Ripple is leaning harder into the stablecoin-and-payments narrative after saying its payments network has now processed more than $100 billion, operates across more than 60 markets, connects to 51 real-time payment rails, and helped push RLUSD to a $1 billion market cap in less than a year.
The company highlighted those figures in a March 9 post on X, saying Ripple Payments brings together fiat, stablecoins, and more than 75 licenses so businesses can move money globally without relying on fragmented provider stacks. Ripple’s own cross-border payments page supports the broader infrastructure claims, describing a global payments network with fiat and stablecoin capabilities, 75-plus active licenses and money-transmitter licenses, and access to global payout markets.

The headline is not only the $100 billion number. It is the way Ripple is packaging that scale. The company is presenting Ripple Payments as a single stack that combines collections, custody, wallets, conversion, payout rails, and compliance coverage across fiat and stablecoins.
That matters because the cross-border payments market has long been fragmented. Traditional providers often require separate relationships for banking, liquidity, treasury management, FX conversion, and settlement. Ripple’s pitch is that those pieces can now be handled inside one regulated platform, reducing the need for businesses to stitch together multiple vendors across jurisdictions.
RLUSD’s growth is central to that pitch. By tying the stablecoin’s rise to the broader payments network, Ripple is making the case that RLUSD is not just another dollar token competing for exchange listings and DeFi liquidity. It is being positioned as an operating asset inside a larger enterprise payments stack.

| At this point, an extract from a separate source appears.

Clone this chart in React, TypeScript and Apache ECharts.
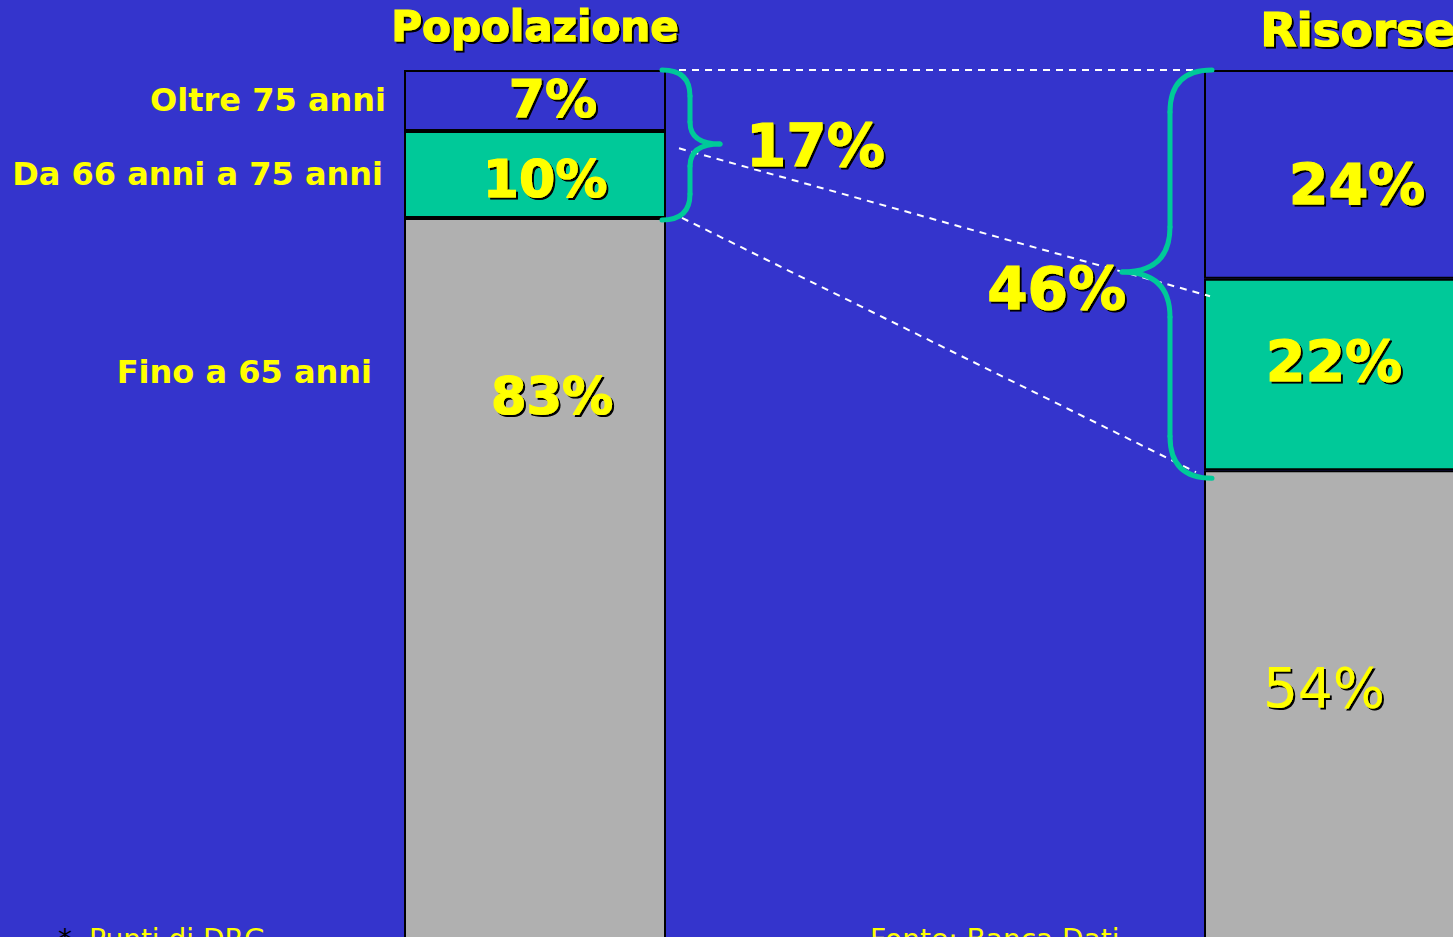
import React, { useEffect, useRef } from "react";
import * as echarts from "echarts";

// ---- data ----
const categories = ["Popolazione", "Risorse"];
const seriesNames = ["Fino a 65 anni", "Da 66 anni a 75 anni", "Oltre 75 anni"];
const fino65 = [83, 54];
const da66a75 = [10, 22];
const oltre75 = [7, 24];
const over65Totals = ["17%", "46%"];
const connectorPop = [100, 91, 83];
const connectorRis = [100, 74, 54];
const footnoteMark = "*";
const footnote = "Punti di DRG";
const sourceText = "Fonte: Banca Dati";

// ---- styles ----
const BG = "#3434cc";
const TEAL = "#00c999";
const GREY = "#b0b0b0";
const YELLOW = "#ffff00";
const FONT = "DejaVu Sans";
const shadow = { textShadowColor: "#000", textShadowOffsetX: 2, textShadowOffsetY: 2, textShadowBlur: 0.6 };
const heavy = { textBorderColor: YELLOW, textBorderWidth: 1.2 };

const labelOffsets = [
  [[17, -182], [-11, -17]],
  [[10, 5], [-1, -13]],
  [[18, -1], [22, 11]],
];
const labelSizes = [[51, 55], [52, 57], [52, 57]];
const labelWeights = [["bold", "normal"], ["bold", "bold"], ["bold", "bold"]];
const colors = [GREY, TEAL, BG];

export default function App() {
  const ref = useRef<HTMLDivElement>(null);
  useEffect(() => {
    const chart = echarts.init(ref.current!, null, { renderer: "svg" });
    const values = [fino65, da66a75, oltre75];
    const series = values.map((vals, s) => ({
      type: "bar",
      name: seriesNames[s],
      stack: "tot",
      barWidth: 262,
      itemStyle: { color: colors[s], borderColor: "#000", borderWidth: 2 },
      data: vals.map((v, i) => ({
        value: v,
        label: {
          show: true,
          position: "inside",
          formatter: "{c}%",
          color: YELLOW,
          fontFamily: FONT,
          fontSize: labelSizes[s][i],
          fontWeight: labelWeights[s][i],
          offset: labelOffsets[s][i],
          ...shadow,
          ...(labelWeights[s][i] === "bold" ? heavy : {}),
        },
      })),
    }));
    chart.setOption({
      animation: false,
      backgroundColor: BG,
      grid: { left: 135, width: 1600, top: 70, height: 870 },
      xAxis: {
        type: "category",
        data: categories,
        position: "top",
        axisLine: { show: false },
        axisTick: { show: false },
        axisLabel: {
          margin: 23,
          formatter: (v: string, i: number) => (i === 0 ? `{a|${v}}` : `{b|${v}}`),
          rich: {
            a: { color: YELLOW, fontFamily: FONT, fontWeight: "bold", fontSize: 42, ...shadow, ...heavy },
            b: { color: YELLOW, fontFamily: FONT, fontWeight: "bold", fontSize: 47, padding: [0, 0, -6, 46], ...shadow, ...heavy },
          },
        },
      },
      yAxis: { type: "value", min: 0, max: 100, show: false },
      series,
    });

    const px = (cat: number, v: number) => chart.convertToPixel({ gridIndex: 0 }, [cat, v]) as number[];
    const half = 131;
    const popRight = px(0, 0)[0] + half;
    const popLeft = px(0, 0)[0] - half;
    const risLeft = px(1, 0)[0] - half;

    const braceStyle = { stroke: TEAL, lineWidth: 5, fill: "none", lineCap: "round" };
    const brace = (edgeX: number, spineX: number, tipX: number, yTop: number, yBot: number, yMid: number, r1: number, r2: number) => {
      const q = (x1: number, y1: number, x2: number, y2: number, cx: number, cy: number) => ({
        type: "bezierCurve",
        shape: { x1, y1, x2, y2, cpx1: cx, cpy1: cy },
        style: braceStyle,
        silent: true,
      });
      const l = (x1: number, y1: number, x2: number, y2: number) => ({
        type: "line",
        shape: { x1, y1, x2, y2 },
        style: braceStyle,
        silent: true,
      });
      return [
        q(edgeX, yTop, spineX, yTop + r1, spineX, yTop),
        l(spineX, yTop + r1, spineX, yMid - r2),
        q(spineX, yMid - r2, tipX, yMid, spineX, yMid),
        q(tipX, yMid, spineX, yMid + r2, spineX, yMid),
        l(spineX, yMid + r2, spineX, yBot - r1),
        q(spineX, yBot - r1, edgeX, yBot, spineX, yBot),
      ];
    };

    const dashStyle = { stroke: "#ffffff", lineWidth: 2, lineDash: [7, 6] };
    const connectors = connectorPop.map((pv, k) => {
      const y1 = px(0, pv)[1];
      const y2 = px(1, connectorRis[k])[1];
      const x1 = popRight + (k === 0 ? 0 : 10 + k * 3);
      const x2 = risLeft + (k === 0 ? -4 : 6 - (k - 1) * 14);
      return { type: "line", shape: { x1, y1, x2, y2: k === 2 ? y2 + 2 : y2 }, style: dashStyle, silent: true, z: 5 };
    });

    const yTop = px(0, 100)[1];
    const popCut = px(0, fino65[0])[1];
    const risCut = px(1, fino65[1])[1];
    const b1 = brace(popRight - 4, popRight + 24, popRight + 54, yTop, popCut + 2, (yTop + popCut) / 2, 26, 22);
    const b2 = brace(risLeft + 8, risLeft - 34, risLeft - 82, yTop, risCut + 8, (yTop + risCut) / 2 + 2, 42, 45);

    const leftLabel = (text: string, right: number, y: number) => ({
      type: "text",
      x: right,
      y,
      silent: true,
      style: { text, fill: YELLOW, fontFamily: FONT, fontWeight: "bold", fontSize: 32, align: "right", verticalAlign: "middle" },
    });
    const seg = (lo: number, hi: number) => (px(0, lo)[1] + px(0, hi)[1]) / 2;
    const bigText = (text: string, x: number, y: number, align: string) => ({
      type: "text",
      x,
      y,
      silent: true,
      z: 10,
      style: {
        text, fill: YELLOW, stroke: YELLOW, lineWidth: 1.2, fontFamily: FONT, fontWeight: "bold", fontSize: 58,
        align, verticalAlign: "middle", ...shadow,
      },
    });
    const midB1 = (yTop + popCut) / 2;
    const midB2 = (yTop + risCut) / 2 + 2;

    chart.setOption({
      graphic: [
        ...connectors,
        ...b1.map((e) => ({ ...e, z: 6 })),
        ...b2.map((e) => ({ ...e, z: 6 })),
        leftLabel(seriesNames[2], popLeft - 18, seg(fino65[0] + da66a75[0], 100)),
        leftLabel(seriesNames[1], popLeft - 21, seg(fino65[0], fino65[0] + da66a75[0])),
        leftLabel(seriesNames[0], popLeft - 32, px(0, 65)[1] - 3),
        bigText(over65Totals[0], popRight + 80, midB1 + 2, "left"),
        bigText(over65Totals[1], risLeft - 78, midB2 + 17, "right"),
        {
          type: "text", x: 58, y: 925, silent: true,
          style: { text: footnoteMark, fill: "#000", fontFamily: FONT, fontSize: 28, verticalAlign: "top" },
        },
        {
          type: "text", x: 89, y: 925, silent: true,
          style: { text: footnote, fill: YELLOW, fontFamily: FONT, fontSize: 28, verticalAlign: "top" },
        },
        {
          type: "text", x: 870, y: 925, silent: true,
          style: { text: sourceText, fill: YELLOW, fontFamily: FONT, fontSize: 28, verticalAlign: "top" },
        },
      ],
    });
    return () => chart.dispose();
  }, []);

  return (
    <div style={{ position: "fixed", left: 0, top: 0, width: 1453, height: 937, overflow: "hidden", background: BG }}>
      <div ref={ref} style={{ width: 1800, height: 980 }} />
    </div>
  );
}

That distinction matters. Stablecoins become more valuable to institutions when they do more than sit on trading venues. They become more useful when they support treasury movement, cross-border settlement, collections, payouts, and automated conversion between fiat and digital assets. Ripple is clearly trying to place RLUSD in that category.
The company’s own product language reflects that direction. Ripple describes its payments platform as a way for businesses to accept stablecoin and fiat payments globally, provision wallets and virtual accounts, exchange between fiat and digital assets on a 24/7 basis, and send mass payouts in either fiat or stablecoins.
The $100 billion processed figure matters less as a vanity metric than as a marker of operational maturity. Payments infrastructure gains credibility when it can show real transaction history, wide market access, and enough licensing coverage to operate across multiple jurisdictions without the kind of regulatory patchwork that slows enterprise adoption.
The 60-plus market reach and 51 real-time rails matter for the same reason. They suggest Ripple is trying to compete not only on blockchain settlement speed, but on practical network density, where businesses care about how many payout endpoints, currencies, and jurisdictions can be reached without building custom integrations market by market.
That is also why the licensing figure is important. Stablecoin and crypto payment models are getting more attention from banks and fintechs, but regulated access still shapes who can actually deploy them at scale. Ripple’s message is that compliance coverage is not a side note to the product. It is part of the product.